Bias is an offspring of ignorance. Prejudice that is built on the edifice of being considered as truth is indestructible. It follows the notion, that prejudice is right. We have historically held biases of, say, not dealing with natives of a particular geography or area. It reins in our minds, no matter how just it may sound.

I was once given concession (at the start of my career in late seventies) in time for the submission of an official document, as part of an official assignment, purely on the ground that the receiver of the document belonged to the same place, from where my parents hailed. Being given an uncalled for preference over the others is a case of blatant bias. Tall claims of “equal opportunity employer” go up in smoke, where the interviewer asks, “From which area, do your parents belong?” What? The candidate is being hired not his parents! This unconscious bias can be found anchored in both visible and invisible diversities and also in internal and external dimensions.

The prominent biases feature upon culture, race, religion, ethnicity, creed, gender, age, linguistic preferences, etc. The obscured bias that lies within the ambit of unconscious mind is inbuilt in the thought process, values, beliefs, preferences, etc. Sitting on interview panels, at different geographic zones and in multicultural, multiracial, multi-ethinicity environments, I have come across, the not-so-visible bias, emerge in questions that had direct or indirect reference to gender, gender orientation, age, marital relations/status etc. Talented candidates become victims of this unannounced bias of the subconscious.

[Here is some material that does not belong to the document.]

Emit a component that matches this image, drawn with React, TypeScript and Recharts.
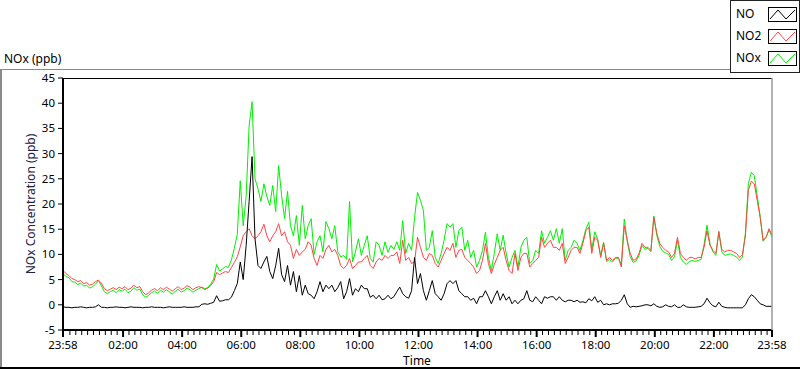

The undeclared sympathy for the candidate from lower income strata, or for the single parent or for the racially or linguistically discriminated are also equal manifestations of prejudice and bias. An unjust advantage given for any reason is an act of prejudiced behaviour. I have witnessed expression of unconscious bias based upon the colour of the attire worn, the width of the coat’s lapel, the tie design, the brand of the pen, watch and cufflinks to the colour of the socks, of the candidates. As bad as it may sound, some of the best are rejected as a result of bias and prejudice.

It is my belief that it is much easier to manage and counter open and declared bias or prejudice; it is most difficult to fathom, the underlying hidden and obscured bias of the conscious mind. It does not normally become visible but it certainly acts upon the situations, we handle and the decisions, we make.